**Work to be completed:** Extract the lines of the material below, beginning with the first and ending with the line that holds "as Passive Users.</div>". Skip every picture.

**Recorded information:**
■ ■ ■

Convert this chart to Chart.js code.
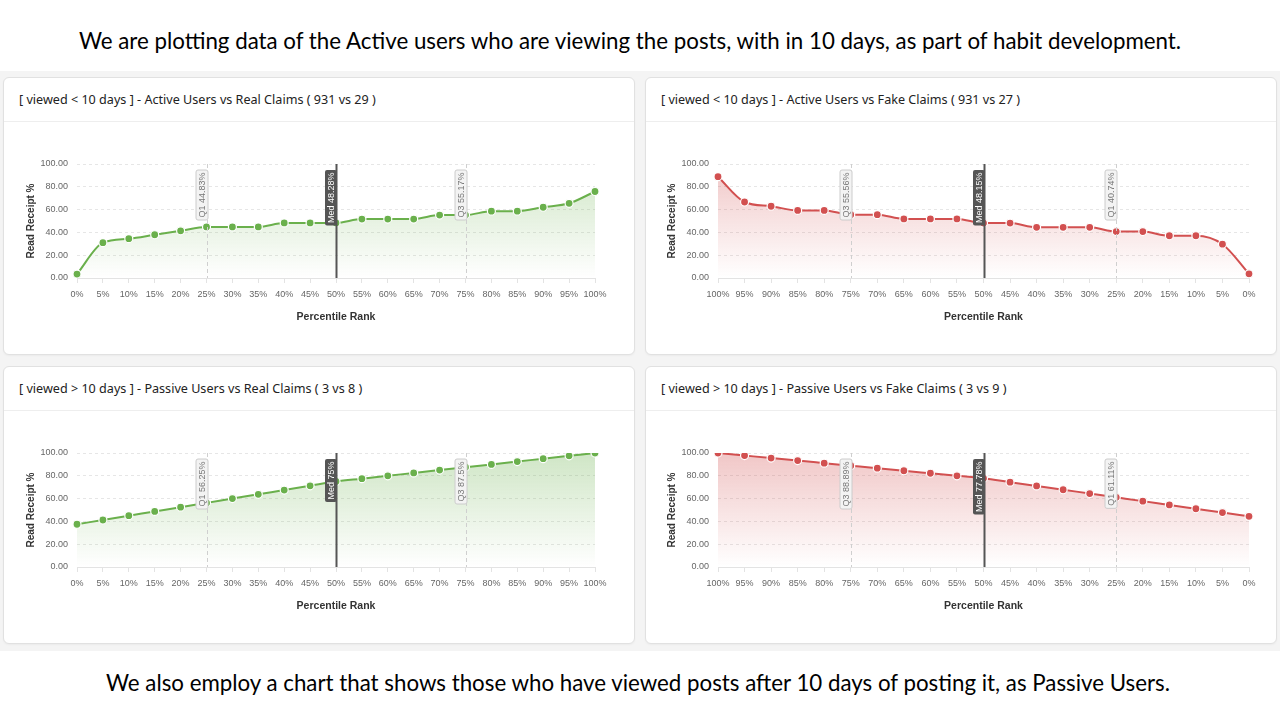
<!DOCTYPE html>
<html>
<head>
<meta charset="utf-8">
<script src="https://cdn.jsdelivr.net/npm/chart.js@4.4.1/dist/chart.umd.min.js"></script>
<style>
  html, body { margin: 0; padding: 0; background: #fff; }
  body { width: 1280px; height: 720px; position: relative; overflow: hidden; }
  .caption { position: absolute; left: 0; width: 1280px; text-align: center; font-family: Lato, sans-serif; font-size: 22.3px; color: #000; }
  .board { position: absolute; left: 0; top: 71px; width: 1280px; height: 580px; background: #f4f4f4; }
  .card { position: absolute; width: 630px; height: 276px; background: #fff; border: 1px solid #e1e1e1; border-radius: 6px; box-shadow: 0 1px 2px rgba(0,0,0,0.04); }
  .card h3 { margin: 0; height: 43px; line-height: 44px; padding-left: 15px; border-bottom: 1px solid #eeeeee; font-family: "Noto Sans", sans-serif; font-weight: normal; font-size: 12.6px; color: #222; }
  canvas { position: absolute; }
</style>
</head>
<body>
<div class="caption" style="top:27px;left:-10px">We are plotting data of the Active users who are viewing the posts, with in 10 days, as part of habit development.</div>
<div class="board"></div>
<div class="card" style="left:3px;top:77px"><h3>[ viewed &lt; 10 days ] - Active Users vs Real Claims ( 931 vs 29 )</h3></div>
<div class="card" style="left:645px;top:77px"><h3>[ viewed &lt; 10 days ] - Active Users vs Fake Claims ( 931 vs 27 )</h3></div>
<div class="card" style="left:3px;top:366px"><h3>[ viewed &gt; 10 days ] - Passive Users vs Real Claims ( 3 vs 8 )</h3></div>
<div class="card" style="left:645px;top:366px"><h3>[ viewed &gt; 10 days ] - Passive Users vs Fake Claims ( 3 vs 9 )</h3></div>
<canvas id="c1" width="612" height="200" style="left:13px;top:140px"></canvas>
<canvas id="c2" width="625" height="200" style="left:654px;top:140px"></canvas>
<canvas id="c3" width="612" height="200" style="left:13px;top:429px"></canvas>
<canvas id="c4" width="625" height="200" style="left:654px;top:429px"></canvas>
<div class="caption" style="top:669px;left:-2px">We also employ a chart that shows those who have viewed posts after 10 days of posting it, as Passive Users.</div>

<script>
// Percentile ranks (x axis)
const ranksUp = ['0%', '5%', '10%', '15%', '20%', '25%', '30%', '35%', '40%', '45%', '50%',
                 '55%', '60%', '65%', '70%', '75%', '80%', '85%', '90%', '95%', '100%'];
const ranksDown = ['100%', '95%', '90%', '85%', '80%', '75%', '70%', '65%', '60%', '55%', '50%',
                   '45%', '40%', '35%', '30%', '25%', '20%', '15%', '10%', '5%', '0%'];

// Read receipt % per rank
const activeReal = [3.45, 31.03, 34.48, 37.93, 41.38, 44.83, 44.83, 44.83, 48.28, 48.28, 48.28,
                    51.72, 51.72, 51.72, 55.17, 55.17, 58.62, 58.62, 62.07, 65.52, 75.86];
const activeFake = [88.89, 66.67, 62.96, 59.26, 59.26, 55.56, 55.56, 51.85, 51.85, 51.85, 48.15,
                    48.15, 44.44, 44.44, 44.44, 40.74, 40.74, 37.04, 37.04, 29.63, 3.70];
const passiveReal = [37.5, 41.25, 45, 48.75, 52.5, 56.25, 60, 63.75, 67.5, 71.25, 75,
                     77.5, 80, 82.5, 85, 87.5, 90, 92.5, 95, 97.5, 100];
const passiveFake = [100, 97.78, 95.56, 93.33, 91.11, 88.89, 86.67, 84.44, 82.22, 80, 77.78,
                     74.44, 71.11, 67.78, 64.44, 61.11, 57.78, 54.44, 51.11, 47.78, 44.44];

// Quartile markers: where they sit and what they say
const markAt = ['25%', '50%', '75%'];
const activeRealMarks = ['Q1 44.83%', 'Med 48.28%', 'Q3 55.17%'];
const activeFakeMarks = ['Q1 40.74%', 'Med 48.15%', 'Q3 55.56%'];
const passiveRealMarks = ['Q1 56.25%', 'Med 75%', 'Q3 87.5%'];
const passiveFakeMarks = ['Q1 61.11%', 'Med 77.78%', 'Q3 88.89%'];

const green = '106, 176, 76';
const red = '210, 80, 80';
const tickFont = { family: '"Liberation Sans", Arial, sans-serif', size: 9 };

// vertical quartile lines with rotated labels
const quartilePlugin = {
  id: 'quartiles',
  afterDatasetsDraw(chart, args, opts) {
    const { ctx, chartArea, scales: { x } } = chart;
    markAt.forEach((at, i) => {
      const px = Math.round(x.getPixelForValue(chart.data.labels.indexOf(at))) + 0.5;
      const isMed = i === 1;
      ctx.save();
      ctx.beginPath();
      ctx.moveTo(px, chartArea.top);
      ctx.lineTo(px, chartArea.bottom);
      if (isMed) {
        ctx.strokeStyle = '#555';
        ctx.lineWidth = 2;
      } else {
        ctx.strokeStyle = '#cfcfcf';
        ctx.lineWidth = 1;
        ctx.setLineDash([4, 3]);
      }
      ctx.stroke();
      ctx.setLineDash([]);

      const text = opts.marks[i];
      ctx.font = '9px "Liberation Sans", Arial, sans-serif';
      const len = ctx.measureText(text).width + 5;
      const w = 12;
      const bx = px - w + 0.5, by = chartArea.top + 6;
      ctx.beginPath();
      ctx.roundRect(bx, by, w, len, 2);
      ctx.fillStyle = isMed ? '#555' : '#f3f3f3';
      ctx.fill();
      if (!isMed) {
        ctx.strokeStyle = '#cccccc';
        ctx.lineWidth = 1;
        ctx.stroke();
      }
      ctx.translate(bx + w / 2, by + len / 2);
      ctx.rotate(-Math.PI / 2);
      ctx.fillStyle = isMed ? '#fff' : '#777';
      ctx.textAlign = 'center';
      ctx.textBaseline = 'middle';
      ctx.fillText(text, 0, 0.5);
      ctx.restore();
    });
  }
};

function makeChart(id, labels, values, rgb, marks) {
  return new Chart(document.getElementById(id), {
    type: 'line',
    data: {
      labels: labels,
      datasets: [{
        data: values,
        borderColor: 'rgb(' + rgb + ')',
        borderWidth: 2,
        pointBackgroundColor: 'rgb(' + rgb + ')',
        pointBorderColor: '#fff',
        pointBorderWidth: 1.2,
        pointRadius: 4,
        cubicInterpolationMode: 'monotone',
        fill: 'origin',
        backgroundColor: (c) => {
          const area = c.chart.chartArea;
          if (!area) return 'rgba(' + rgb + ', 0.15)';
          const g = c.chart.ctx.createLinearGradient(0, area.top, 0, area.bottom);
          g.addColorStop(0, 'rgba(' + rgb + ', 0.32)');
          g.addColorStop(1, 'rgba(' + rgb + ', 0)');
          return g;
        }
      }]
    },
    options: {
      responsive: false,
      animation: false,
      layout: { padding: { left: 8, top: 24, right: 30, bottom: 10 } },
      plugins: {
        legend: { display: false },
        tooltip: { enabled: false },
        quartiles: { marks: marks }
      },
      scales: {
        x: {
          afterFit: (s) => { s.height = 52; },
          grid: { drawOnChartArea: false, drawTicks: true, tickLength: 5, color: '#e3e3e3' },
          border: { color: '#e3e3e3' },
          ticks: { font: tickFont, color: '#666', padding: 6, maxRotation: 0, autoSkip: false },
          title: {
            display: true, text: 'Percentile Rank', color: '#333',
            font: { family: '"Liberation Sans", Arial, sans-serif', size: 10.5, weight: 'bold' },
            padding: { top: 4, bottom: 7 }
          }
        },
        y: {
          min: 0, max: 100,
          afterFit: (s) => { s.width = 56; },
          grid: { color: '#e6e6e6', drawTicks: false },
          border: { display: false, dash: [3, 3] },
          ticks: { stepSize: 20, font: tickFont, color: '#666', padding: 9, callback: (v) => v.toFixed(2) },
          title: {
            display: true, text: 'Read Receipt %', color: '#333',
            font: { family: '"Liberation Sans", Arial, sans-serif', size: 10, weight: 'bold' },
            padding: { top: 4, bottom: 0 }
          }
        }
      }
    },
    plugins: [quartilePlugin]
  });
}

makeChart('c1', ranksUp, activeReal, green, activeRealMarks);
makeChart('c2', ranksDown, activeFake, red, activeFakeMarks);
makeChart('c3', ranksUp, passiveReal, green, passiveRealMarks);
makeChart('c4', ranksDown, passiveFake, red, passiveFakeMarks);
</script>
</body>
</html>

■ ■ ■

**Task solution:**
Convert this chart to Chart.js code.
<!DOCTYPE html>
<html>
<head>
<meta charset="utf-8">
<script src="https://cdn.jsdelivr.net/npm/chart.js@4.4.1/dist/chart.umd.min.js"></script>
<style>
  html, body { margin: 0; padding: 0; background: #fff; }
  body { width: 1280px; height: 720px; position: relative; overflow: hidden; }
  .caption { position: absolute; left: 0; width: 1280px; text-align: center; font-family: Lato, sans-serif; font-size: 22.3px; color: #000; }
  .board { position: absolute; left: 0; top: 71px; width: 1280px; height: 580px; background: #f4f4f4; }
  .card { position: absolute; width: 630px; height: 276px; background: #fff; border: 1px solid #e1e1e1; border-radius: 6px; box-shadow: 0 1px 2px rgba(0,0,0,0.04); }
  .card h3 { margin: 0; height: 43px; line-height: 44px; padding-left: 15px; border-bottom: 1px solid #eeeeee; font-family: "Noto Sans", sans-serif; font-weight: normal; font-size: 12.6px; color: #222; }
  canvas { position: absolute; }
</style>
</head>
<body>
<div class="caption" style="top:27px;left:-10px">We are plotting data of the Active users who are viewing the posts, with in 10 days, as part of habit development.</div>
<div class="board"></div>
<div class="card" style="left:3px;top:77px"><h3>[ viewed &lt; 10 days ] - Active Users vs Real Claims ( 931 vs 29 )</h3></div>
<div class="card" style="left:645px;top:77px"><h3>[ viewed &lt; 10 days ] - Active Users vs Fake Claims ( 931 vs 27 )</h3></div>
<div class="card" style="left:3px;top:366px"><h3>[ viewed &gt; 10 days ] - Passive Users vs Real Claims ( 3 vs 8 )</h3></div>
<div class="card" style="left:645px;top:366px"><h3>[ viewed &gt; 10 days ] - Passive Users vs Fake Claims ( 3 vs 9 )</h3></div>
<canvas id="c1" width="612" height="200" style="left:13px;top:140px"></canvas>
<canvas id="c2" width="625" height="200" style="left:654px;top:140px"></canvas>
<canvas id="c3" width="612" height="200" style="left:13px;top:429px"></canvas>
<canvas id="c4" width="625" height="200" style="left:654px;top:429px"></canvas>
<div class="caption" style="top:669px;left:-2px">We also employ a chart that shows those who have viewed posts after 10 days of posting it, as Passive Users.</div>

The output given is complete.